Nommé sénateur après le 18 Brumaire, d'Arcet ne jouit pas longtemps de la haute situation que lui avait créée son mérite. Il mourut le 13 Février 1801, laissant à son fils des traditions que celui-ci recueillit fidèlement.

Jean-Pierre d'Arcet (1777-1844) marcha, en effet, sur les traces de son père. Commissaire général des monnaies, membre de l'Académie des sciences, il créa les premières fabriques de soude, d'alun et de potasse qui aient existé en France.

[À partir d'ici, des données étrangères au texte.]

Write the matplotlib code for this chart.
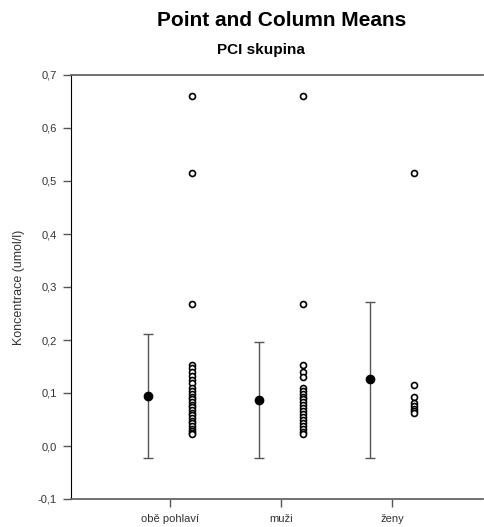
import numpy as np
import matplotlib.pyplot as plt
from matplotlib.ticker import FuncFormatter

plt.rcParams['font.family'] = ['Liberation Sans', 'DejaVu Sans']

# categories and summary values
groups = ['obě pohlaví', 'muži', 'ženy']
means = [0.094, 0.087, 0.126]
lower = [-0.023, -0.023, -0.023]
upper = [0.211, 0.196, 0.271]

# individual points per group
pts_all = [0.660, 0.515, 0.268, 0.152, 0.148, 0.140, 0.132, 0.125, 0.118, 0.110,
           0.104, 0.098, 0.093, 0.088, 0.083, 0.078, 0.073, 0.068, 0.063, 0.058,
           0.053, 0.048, 0.043, 0.038, 0.033, 0.029, 0.025, 0.022]
pts_men = [0.660, 0.268, 0.152, 0.140, 0.130, 0.110, 0.104, 0.098, 0.093, 0.088,
           0.083, 0.077, 0.071, 0.066, 0.061, 0.055, 0.050, 0.044, 0.038, 0.032,
           0.027, 0.022]
pts_women = [0.515, 0.115, 0.093, 0.081, 0.075, 0.070, 0.066, 0.062]
points = [pts_all, pts_men, pts_women]

fig = plt.figure(figsize=(4.84, 5.27), dpi=100)
ax = fig.add_axes([71/484, 28/527, 412/484, 424/527])

x = np.arange(1, len(groups) + 1)
off = 0.2

for i in range(len(groups)):
    xm = x[i] - off
    ax.vlines(xm, lower[i], upper[i], color='#555555', lw=1.0)
    ax.hlines([lower[i], upper[i]], xm - 0.045, xm + 0.045, color='#555555', lw=1.0)
    ax.plot(xm, means[i], 'o', color='black', ms=6)
    ax.plot([x[i] + off] * len(points[i]), points[i], 'o', mfc='white',
            mec='black', mew=1.2, ms=4.3)

ax.set_xlim(1 - 99/111, 3 + 91/111)
ax.set_ylim(-0.1, 0.7)
ax.set_yticks(np.arange(-0.1, 0.71, 0.1))
ax.yaxis.set_major_formatter(FuncFormatter(lambda v, p: ('%.1f' % v).replace('.', ',')))
ax.set_xticks(x)
ax.set_xticklabels(groups)
ax.tick_params(axis='both', direction='out', length=6, width=1, colors='#555555',
               labelsize=8, labelcolor='#333333', pad=4)
ax.tick_params(axis='x', pad=5)

ax.spines['right'].set_visible(False)
ax.spines['left'].set_color('black')
ax.spines['bottom'].set_color('#666666')
ax.spines['top'].set_color('#666666')
ax.spines['bottom'].set_linewidth(1.3)
ax.spines['top'].set_linewidth(1.3)

ax.set_ylabel('Koncentrace (umol/l)', fontsize=9, color='#333333', labelpad=9)

fig.text(282/484, 1 - 21/527, 'Point and Column Means', ha='center', va='center',
         fontsize=15, fontweight='bold')
fig.text(261/484, 1 - 50/527, 'PCI skupina', ha='center', va='center',
         fontsize=11, fontweight='bold')

fig.savefig('out.png', dpi=100)
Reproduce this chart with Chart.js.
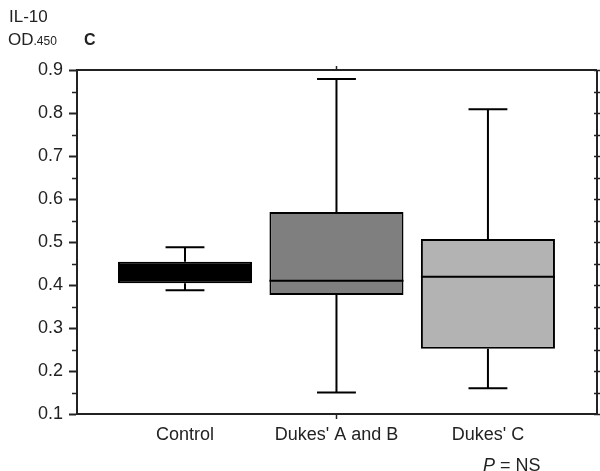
<!DOCTYPE html>
<html>
<head>
<meta charset="utf-8">
<script src="https://cdn.jsdelivr.net/npm/chart.js@4"></script>
<style>
  html, body { margin: 0; padding: 0; background: #fff; }
  #wrap { position: relative; width: 600px; height: 471px; font-family: "Liberation Sans", Arial, sans-serif; color: #222; }
  #c { position: absolute; left: 0; top: 0; }
  .t { position: absolute; white-space: nowrap; line-height: 1; }
</style>
</head>
<body>
<div id="wrap">
  <canvas id="c" width="600" height="471"></canvas>
  <div class="t" style="left:9px; top:8px; font-size:17px;">IL-10</div>
  <div class="t" style="left:8px; top:31px; font-size:17px;">OD<span style="font-size:12px;">.450</span></div>
  <div class="t" style="left:84px; top:32px; font-size:16px; font-weight:bold;">C</div>
  <div class="t" style="left:483px; top:456px; font-size:18px;"><i>P</i> = NS</div>
</div>
<script>
const categories = ['Control', "Dukes' A and B", "Dukes' C"];
const positions = [1, 2, 3];
const whiskerLow = [0.388, 0.150, 0.160];
const q1 = [0.404, 0.377, 0.252];
const median = [0.430, 0.410, 0.419];
const q3 = [0.454, 0.570, 0.507];
const whiskerHigh = [0.488, 0.879, 0.809];
const boxColors = ['#000000', '#7f7f7f', '#b3b3b3'];
const yTicks = [0.1, 0.2, 0.3, 0.4, 0.5, 0.6, 0.7, 0.8, 0.9];
const yMinorTicks = [0.15, 0.25, 0.35, 0.45, 0.55, 0.65, 0.75, 0.85];
const xRange = [0.287, 3.72];

const axisColor = '#222';

const boxPlugin = {
  id: 'boxExtras',
  afterDatasetsDraw(chart) {
    const ctx = chart.ctx;
    const y = chart.scales.y;
    const meta = chart.getDatasetMeta(0);
    ctx.save();
    ctx.strokeStyle = '#000';
    ctx.lineWidth = 2;
    meta.data.forEach((bar, i) => {
      const cx = bar.x;
      const w = bar.width;
      const capHalf = w * 0.145;
      const yq1 = y.getPixelForValue(q1[i]);
      const yq3 = y.getPixelForValue(q3[i]);
      const ymed = y.getPixelForValue(median[i]);
      const ylo = y.getPixelForValue(whiskerLow[i]);
      const yhi = y.getPixelForValue(whiskerHigh[i]);
      ctx.beginPath();
      ctx.moveTo(cx, yq3); ctx.lineTo(cx, yhi);
      ctx.moveTo(cx - capHalf, yhi); ctx.lineTo(cx + capHalf, yhi);
      ctx.moveTo(cx, yq1); ctx.lineTo(cx, ylo);
      ctx.moveTo(cx - capHalf, ylo); ctx.lineTo(cx + capHalf, ylo);
      ctx.moveTo(cx - w / 2, ymed); ctx.lineTo(cx + w / 2, ymed);
      ctx.stroke();
    });
    ctx.restore();
  },
  afterDraw(chart) {
    const ctx = chart.ctx;
    const a = chart.chartArea;
    const y = chart.scales.y;
    const x = chart.scales.x;
    ctx.save();
    ctx.strokeStyle = axisColor;
    ctx.lineWidth = 2;
    ctx.beginPath();
    ctx.moveTo(a.left, a.top); ctx.lineTo(a.right, a.top);
    ctx.moveTo(a.right, a.top); ctx.lineTo(a.right, a.bottom + 1);
    ctx.stroke();
    ctx.lineWidth = 1.5;
    ctx.beginPath();
    yMinorTicks.forEach(v => {
      const py = Math.round(y.getPixelForValue(v)) + 0.5;
      ctx.moveTo(a.left - 5, py); ctx.lineTo(a.left, py);
    });
    yTicks.concat(yMinorTicks).forEach(v => {
      const py = Math.round(y.getPixelForValue(v)) + 0.5;
      ctx.moveTo(a.right - 3, py); ctx.lineTo(a.right + 3, py);
    });
    const mx = Math.round(x.getPixelForValue(positions[1])) + 0.5;
    ctx.moveTo(mx, a.top - 4); ctx.lineTo(mx, a.top);
    ctx.moveTo(mx, a.bottom); ctx.lineTo(mx, a.bottom + 5);
    ctx.stroke();
    ctx.restore();
  }
};

new Chart(document.getElementById('c'), {
  type: 'bar',
  data: {
    datasets: [{
      data: positions.map((p, i) => ({ x: p, y: [q1[i], q3[i]] })),
      backgroundColor: boxColors,
      borderColor: '#000',
      borderWidth: 2,
      borderSkipped: false,
      barPercentage: 0.885,
      categoryPercentage: 1.0
    }]
  },
  options: {
    responsive: false,
    animation: false,
    devicePixelRatio: 1,
    layout: { padding: { top: 70, right: 3, left: 0, bottom: 0 } },
    plugins: { legend: { display: false }, tooltip: { enabled: false } },
    scales: {
      x: {
        type: 'linear',
        offset: false,
        bounds: 'data',
        min: xRange[0],
        max: xRange[1],
        afterDataLimits(scale) { scale.min = xRange[0]; scale.max = xRange[1]; },
        afterBuildTicks(scale) {
          scale.ticks = positions.map(v => ({ value: v }));
          scale.min = xRange[0]; scale.max = xRange[1];
        },
        afterFit(scale) { scale.height = 57; },
        ticks: {
          callback: (v) => { const i = positions.indexOf(v); return i >= 0 ? categories[i] : ''; },
          font: { family: '"Liberation Sans", Arial, sans-serif', size: 18 },
          color: axisColor,
          padding: 10,
          maxRotation: 0,
          autoSkip: false
        },
        grid: { display: false, drawTicks: false, offset: false },
        border: { display: true, color: axisColor, width: 2 }
      },
      y: {
        min: 0.1,
        max: 0.9,
        afterBuildTicks(scale) { scale.ticks = yTicks.map(v => ({ value: v })); },
        afterFit(scale) { scale.width = 77; },
        ticks: {
          callback: (v) => v.toFixed(1),
          font: { family: '"Liberation Sans", Arial, sans-serif', size: 18 },
          color: axisColor,
          padding: 6
        },
        grid: { drawOnChartArea: false, drawTicks: true, tickLength: 8, tickWidth: 2, tickColor: axisColor, color: axisColor },
        border: { display: true, color: axisColor, width: 2 }
      }
    }
  },
  plugins: [boxPlugin]
});
</script>
</body>
</html>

En 1802, Cuvier prononça à l'Institut un discours sur Jean d'Arcet auquel il appliqua le mot de Bossuet : " Leurs faits seuls, leurs œuvres seules peuvent louer dignement les hommes extraordinaires. " En 1801, Charles Dufour, professeur d'histoire naturelle à l'Ecole centrale de Saint-Sever et père du Docteur Léon Dufour, le savant entomologiste, avait déjà prononcé devant ses élèves l'éloge de cet éminent compatriote.

Depuis 1851, une rue de Paris porte son nom. Le 13 Février 1901, à l'occasion du centième anniversaire de sa mort, le Collège de France a tenu à rendre hommage à sa mémoire.

Jean d'Arcet laissa aussi deux filles, Madame Lebreton et Madame Grouvelle. Le mari de celle-ci fut un littérateur en vue.